[START]

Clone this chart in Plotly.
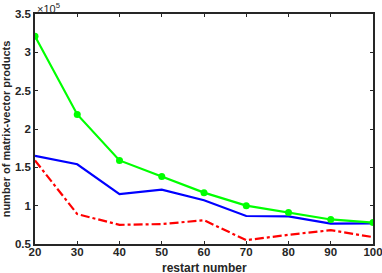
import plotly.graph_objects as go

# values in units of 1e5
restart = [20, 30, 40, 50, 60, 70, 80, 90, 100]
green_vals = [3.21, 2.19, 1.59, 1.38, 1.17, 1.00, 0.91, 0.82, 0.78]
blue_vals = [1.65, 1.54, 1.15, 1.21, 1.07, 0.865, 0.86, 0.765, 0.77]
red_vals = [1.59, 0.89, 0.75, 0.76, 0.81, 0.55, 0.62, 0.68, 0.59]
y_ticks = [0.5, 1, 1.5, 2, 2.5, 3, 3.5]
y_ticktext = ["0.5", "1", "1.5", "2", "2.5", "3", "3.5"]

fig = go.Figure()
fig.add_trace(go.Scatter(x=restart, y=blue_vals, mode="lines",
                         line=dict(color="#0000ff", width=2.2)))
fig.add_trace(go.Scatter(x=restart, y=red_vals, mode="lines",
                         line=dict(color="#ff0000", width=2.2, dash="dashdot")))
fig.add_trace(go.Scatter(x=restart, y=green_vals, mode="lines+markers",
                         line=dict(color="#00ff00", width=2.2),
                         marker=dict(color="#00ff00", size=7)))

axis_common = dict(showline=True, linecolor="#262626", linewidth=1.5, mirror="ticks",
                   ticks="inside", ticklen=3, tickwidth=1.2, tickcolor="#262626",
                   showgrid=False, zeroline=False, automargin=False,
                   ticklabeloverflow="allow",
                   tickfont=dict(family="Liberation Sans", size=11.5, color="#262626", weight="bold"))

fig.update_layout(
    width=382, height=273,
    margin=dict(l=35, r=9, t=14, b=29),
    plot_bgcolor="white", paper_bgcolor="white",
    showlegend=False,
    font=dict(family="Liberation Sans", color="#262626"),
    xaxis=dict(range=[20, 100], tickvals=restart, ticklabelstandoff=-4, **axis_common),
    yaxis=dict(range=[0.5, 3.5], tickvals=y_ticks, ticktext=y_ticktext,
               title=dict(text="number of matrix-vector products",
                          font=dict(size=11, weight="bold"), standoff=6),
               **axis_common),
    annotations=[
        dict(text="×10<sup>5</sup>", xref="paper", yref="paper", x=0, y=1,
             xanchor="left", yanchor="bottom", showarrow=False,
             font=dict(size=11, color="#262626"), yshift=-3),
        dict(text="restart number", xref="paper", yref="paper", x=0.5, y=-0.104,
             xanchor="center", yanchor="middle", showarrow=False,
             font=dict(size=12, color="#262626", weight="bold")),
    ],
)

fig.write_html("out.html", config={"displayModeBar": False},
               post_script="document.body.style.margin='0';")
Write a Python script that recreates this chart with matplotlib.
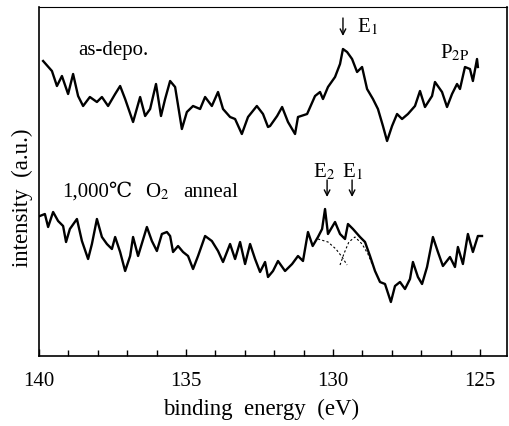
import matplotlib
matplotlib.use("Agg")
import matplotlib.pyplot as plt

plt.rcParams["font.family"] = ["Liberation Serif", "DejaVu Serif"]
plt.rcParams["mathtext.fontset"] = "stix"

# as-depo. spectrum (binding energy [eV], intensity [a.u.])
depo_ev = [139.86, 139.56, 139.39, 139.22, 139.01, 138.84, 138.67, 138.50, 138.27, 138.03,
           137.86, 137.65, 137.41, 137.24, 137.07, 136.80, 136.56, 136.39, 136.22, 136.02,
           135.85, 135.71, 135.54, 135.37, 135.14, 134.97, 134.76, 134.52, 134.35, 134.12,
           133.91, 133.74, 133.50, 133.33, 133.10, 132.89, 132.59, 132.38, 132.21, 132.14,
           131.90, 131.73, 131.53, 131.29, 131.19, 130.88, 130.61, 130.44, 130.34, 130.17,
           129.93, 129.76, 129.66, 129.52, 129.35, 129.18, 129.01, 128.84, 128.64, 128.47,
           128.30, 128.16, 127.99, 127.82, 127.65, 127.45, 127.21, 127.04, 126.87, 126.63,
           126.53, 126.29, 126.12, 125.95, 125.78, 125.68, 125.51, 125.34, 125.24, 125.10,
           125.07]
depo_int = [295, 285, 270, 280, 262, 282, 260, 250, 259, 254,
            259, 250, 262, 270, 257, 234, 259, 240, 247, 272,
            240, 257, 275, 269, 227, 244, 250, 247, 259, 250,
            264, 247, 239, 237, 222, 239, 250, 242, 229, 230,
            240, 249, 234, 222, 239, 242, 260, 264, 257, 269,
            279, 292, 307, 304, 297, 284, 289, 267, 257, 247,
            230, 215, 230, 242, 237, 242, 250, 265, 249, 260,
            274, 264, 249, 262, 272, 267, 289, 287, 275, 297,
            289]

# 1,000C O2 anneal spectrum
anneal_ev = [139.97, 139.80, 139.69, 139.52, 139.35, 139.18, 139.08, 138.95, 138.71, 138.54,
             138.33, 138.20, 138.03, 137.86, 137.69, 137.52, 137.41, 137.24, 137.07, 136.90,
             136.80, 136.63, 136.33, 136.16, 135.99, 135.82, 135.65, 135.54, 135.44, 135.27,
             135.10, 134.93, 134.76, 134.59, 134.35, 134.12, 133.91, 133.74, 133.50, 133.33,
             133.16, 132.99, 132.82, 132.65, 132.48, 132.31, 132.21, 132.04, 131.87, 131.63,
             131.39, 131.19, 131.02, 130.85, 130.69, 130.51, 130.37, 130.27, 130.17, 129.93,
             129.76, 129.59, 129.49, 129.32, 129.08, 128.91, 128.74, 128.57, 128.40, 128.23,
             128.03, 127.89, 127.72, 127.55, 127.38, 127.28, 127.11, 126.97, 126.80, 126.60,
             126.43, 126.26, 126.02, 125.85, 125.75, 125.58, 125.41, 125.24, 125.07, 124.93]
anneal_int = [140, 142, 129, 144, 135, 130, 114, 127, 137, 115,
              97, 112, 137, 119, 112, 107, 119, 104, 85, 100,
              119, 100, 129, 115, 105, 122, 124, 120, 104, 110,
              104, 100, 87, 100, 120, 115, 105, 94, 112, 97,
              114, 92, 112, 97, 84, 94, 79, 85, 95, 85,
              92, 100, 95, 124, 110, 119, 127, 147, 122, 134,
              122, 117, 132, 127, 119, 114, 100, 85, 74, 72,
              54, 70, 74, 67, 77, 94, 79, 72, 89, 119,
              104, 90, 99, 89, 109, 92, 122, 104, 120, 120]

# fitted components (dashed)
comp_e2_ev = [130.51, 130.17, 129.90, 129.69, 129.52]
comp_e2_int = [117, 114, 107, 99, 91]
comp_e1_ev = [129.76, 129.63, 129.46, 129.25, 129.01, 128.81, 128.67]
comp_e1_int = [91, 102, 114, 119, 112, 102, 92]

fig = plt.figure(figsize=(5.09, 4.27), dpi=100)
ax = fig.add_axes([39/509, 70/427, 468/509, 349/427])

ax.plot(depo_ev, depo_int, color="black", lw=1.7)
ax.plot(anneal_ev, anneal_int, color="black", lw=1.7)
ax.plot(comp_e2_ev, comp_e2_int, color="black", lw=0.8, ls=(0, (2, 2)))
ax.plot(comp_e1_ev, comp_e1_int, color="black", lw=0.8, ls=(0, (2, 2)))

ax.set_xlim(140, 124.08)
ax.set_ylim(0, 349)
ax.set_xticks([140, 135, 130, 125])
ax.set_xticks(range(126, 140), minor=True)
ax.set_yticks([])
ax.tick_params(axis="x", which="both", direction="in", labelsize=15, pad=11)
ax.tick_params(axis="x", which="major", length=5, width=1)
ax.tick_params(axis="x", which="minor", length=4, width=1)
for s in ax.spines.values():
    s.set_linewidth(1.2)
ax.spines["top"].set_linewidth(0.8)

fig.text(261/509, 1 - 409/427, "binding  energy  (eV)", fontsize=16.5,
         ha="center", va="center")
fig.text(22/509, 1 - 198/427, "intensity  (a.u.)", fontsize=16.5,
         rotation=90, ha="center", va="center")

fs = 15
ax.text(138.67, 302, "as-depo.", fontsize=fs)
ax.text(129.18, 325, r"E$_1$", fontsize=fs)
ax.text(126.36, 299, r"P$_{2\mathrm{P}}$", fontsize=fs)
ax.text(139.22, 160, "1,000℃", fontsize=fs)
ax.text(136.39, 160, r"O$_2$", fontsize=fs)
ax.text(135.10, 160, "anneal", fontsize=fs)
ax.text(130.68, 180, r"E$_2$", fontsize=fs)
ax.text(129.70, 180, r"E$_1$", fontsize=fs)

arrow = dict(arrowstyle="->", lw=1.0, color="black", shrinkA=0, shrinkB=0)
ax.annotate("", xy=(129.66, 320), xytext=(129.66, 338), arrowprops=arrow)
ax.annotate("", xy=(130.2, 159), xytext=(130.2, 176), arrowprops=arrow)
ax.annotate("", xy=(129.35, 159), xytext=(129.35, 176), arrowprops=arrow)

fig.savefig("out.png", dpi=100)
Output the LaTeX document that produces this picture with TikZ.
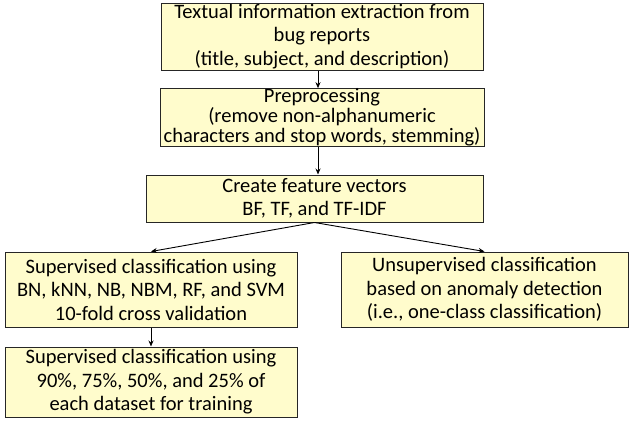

[END]

**Task to complete:**
Using the listing, copy every line where the word "this" shows up.

**The response:**
Clone this chart in Plotly.
Write a Python script that recreates this chart with matplotlib.
Output the LaTeX document that produces this picture with TikZ.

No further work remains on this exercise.